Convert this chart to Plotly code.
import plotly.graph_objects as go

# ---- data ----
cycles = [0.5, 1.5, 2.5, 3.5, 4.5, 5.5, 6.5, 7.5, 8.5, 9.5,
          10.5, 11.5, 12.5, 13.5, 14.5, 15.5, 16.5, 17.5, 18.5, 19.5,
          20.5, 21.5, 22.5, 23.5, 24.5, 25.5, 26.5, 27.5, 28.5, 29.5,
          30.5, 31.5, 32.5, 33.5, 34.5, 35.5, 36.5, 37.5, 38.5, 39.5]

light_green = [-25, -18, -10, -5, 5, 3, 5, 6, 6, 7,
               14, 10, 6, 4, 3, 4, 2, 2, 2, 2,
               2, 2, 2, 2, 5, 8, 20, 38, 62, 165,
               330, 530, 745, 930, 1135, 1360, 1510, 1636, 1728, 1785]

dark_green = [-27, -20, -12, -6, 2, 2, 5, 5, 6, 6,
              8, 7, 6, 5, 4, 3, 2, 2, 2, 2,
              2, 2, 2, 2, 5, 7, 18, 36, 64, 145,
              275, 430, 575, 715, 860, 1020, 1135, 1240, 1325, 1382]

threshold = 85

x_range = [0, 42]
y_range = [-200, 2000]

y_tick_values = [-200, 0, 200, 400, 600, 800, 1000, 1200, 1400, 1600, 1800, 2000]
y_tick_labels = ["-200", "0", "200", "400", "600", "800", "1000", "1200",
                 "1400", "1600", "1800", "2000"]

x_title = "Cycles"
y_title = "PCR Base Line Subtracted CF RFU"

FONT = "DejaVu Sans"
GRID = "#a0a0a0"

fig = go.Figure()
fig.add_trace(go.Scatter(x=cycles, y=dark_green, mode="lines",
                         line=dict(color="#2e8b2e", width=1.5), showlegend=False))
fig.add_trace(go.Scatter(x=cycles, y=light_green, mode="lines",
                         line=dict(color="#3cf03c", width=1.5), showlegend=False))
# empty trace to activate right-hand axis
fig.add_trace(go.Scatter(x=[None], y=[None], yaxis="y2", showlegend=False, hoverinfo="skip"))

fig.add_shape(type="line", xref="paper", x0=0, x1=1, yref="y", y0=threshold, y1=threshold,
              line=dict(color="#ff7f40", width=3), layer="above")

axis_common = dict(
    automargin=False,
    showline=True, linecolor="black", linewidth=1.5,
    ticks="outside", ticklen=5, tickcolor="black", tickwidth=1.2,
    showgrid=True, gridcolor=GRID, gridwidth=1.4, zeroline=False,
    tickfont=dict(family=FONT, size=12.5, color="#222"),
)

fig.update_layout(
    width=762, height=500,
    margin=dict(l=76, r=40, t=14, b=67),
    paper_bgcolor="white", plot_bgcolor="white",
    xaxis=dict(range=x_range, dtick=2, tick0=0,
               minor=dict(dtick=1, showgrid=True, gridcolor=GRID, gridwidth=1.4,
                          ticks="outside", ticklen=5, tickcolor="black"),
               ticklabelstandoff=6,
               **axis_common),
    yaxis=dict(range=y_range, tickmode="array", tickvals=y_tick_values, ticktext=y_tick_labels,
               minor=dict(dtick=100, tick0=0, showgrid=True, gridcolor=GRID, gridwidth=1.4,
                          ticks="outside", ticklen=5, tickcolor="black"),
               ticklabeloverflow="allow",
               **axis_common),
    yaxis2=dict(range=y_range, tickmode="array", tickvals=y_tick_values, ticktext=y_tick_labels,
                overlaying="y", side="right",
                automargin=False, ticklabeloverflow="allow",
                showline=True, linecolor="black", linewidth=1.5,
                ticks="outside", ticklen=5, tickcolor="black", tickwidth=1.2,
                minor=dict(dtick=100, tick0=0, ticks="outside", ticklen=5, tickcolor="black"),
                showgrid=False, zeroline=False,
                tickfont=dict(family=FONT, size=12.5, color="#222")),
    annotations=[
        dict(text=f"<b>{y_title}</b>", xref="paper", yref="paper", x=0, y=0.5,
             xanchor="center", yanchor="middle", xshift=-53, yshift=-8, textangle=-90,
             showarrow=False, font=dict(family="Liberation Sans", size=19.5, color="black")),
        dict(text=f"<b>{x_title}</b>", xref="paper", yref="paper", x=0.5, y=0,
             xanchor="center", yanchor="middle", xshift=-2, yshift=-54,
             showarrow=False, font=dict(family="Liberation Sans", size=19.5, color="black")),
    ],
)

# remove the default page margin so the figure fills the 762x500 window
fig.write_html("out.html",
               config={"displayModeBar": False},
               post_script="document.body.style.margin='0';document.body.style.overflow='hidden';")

============================================================

### [Exercise requirements]
Set down the listing above in full, please, exactly as it appears.

### [Task output]
Convert this chart to Plotly code.
import plotly.graph_objects as go

# ---- data ----
cycles = [0.5, 1.5, 2.5, 3.5, 4.5, 5.5, 6.5, 7.5, 8.5, 9.5,
          10.5, 11.5, 12.5, 13.5, 14.5, 15.5, 16.5, 17.5, 18.5, 19.5,
          20.5, 21.5, 22.5, 23.5, 24.5, 25.5, 26.5, 27.5, 28.5, 29.5,
          30.5, 31.5, 32.5, 33.5, 34.5, 35.5, 36.5, 37.5, 38.5, 39.5]

light_green = [-25, -18, -10, -5, 5, 3, 5, 6, 6, 7,
               14, 10, 6, 4, 3, 4, 2, 2, 2, 2,
               2, 2, 2, 2, 5, 8, 20, 38, 62, 165,
               330, 530, 745, 930, 1135, 1360, 1510, 1636, 1728, 1785]

dark_green = [-27, -20, -12, -6, 2, 2, 5, 5, 6, 6,
              8, 7, 6, 5, 4, 3, 2, 2, 2, 2,
              2, 2, 2, 2, 5, 7, 18, 36, 64, 145,
              275, 430, 575, 715, 860, 1020, 1135, 1240, 1325, 1382]

threshold = 85

x_range = [0, 42]
y_range = [-200, 2000]

y_tick_values = [-200, 0, 200, 400, 600, 800, 1000, 1200, 1400, 1600, 1800, 2000]
y_tick_labels = ["-200", "0", "200", "400", "600", "800", "1000", "1200",
                 "1400", "1600", "1800", "2000"]

x_title = "Cycles"
y_title = "PCR Base Line Subtracted CF RFU"

FONT = "DejaVu Sans"
GRID = "#a0a0a0"

fig = go.Figure()
fig.add_trace(go.Scatter(x=cycles, y=dark_green, mode="lines",
                         line=dict(color="#2e8b2e", width=1.5), showlegend=False))
fig.add_trace(go.Scatter(x=cycles, y=light_green, mode="lines",
                         line=dict(color="#3cf03c", width=1.5), showlegend=False))
# empty trace to activate right-hand axis
fig.add_trace(go.Scatter(x=[None], y=[None], yaxis="y2", showlegend=False, hoverinfo="skip"))

fig.add_shape(type="line", xref="paper", x0=0, x1=1, yref="y", y0=threshold, y1=threshold,
              line=dict(color="#ff7f40", width=3), layer="above")

axis_common = dict(
    automargin=False,
    showline=True, linecolor="black", linewidth=1.5,
    ticks="outside", ticklen=5, tickcolor="black", tickwidth=1.2,
    showgrid=True, gridcolor=GRID, gridwidth=1.4, zeroline=False,
    tickfont=dict(family=FONT, size=12.5, color="#222"),
)

fig.update_layout(
    width=762, height=500,
    margin=dict(l=76, r=40, t=14, b=67),
    paper_bgcolor="white", plot_bgcolor="white",
    xaxis=dict(range=x_range, dtick=2, tick0=0,
               minor=dict(dtick=1, showgrid=True, gridcolor=GRID, gridwidth=1.4,
                          ticks="outside", ticklen=5, tickcolor="black"),
               ticklabelstandoff=6,
               **axis_common),
    yaxis=dict(range=y_range, tickmode="array", tickvals=y_tick_values, ticktext=y_tick_labels,
               minor=dict(dtick=100, tick0=0, showgrid=True, gridcolor=GRID, gridwidth=1.4,
                          ticks="outside", ticklen=5, tickcolor="black"),
               ticklabeloverflow="allow",
               **axis_common),
    yaxis2=dict(range=y_range, tickmode="array", tickvals=y_tick_values, ticktext=y_tick_labels,
                overlaying="y", side="right",
                automargin=False, ticklabeloverflow="allow",
                showline=True, linecolor="black", linewidth=1.5,
                ticks="outside", ticklen=5, tickcolor="black", tickwidth=1.2,
                minor=dict(dtick=100, tick0=0, ticks="outside", ticklen=5, tickcolor="black"),
                showgrid=False, zeroline=False,
                tickfont=dict(family=FONT, size=12.5, color="#222")),
    annotations=[
        dict(text=f"<b>{y_title}</b>", xref="paper", yref="paper", x=0, y=0.5,
             xanchor="center", yanchor="middle", xshift=-53, yshift=-8, textangle=-90,
             showarrow=False, font=dict(family="Liberation Sans", size=19.5, color="black")),
        dict(text=f"<b>{x_title}</b>", xref="paper", yref="paper", x=0.5, y=0,
             xanchor="center", yanchor="middle", xshift=-2, yshift=-54,
             showarrow=False, font=dict(family="Liberation Sans", size=19.5, color="black")),
    ],
)

# remove the default page margin so the figure fills the 762x500 window
fig.write_html("out.html",
               config={"displayModeBar": False},
               post_script="document.body.style.margin='0';document.body.style.overflow='hidden';")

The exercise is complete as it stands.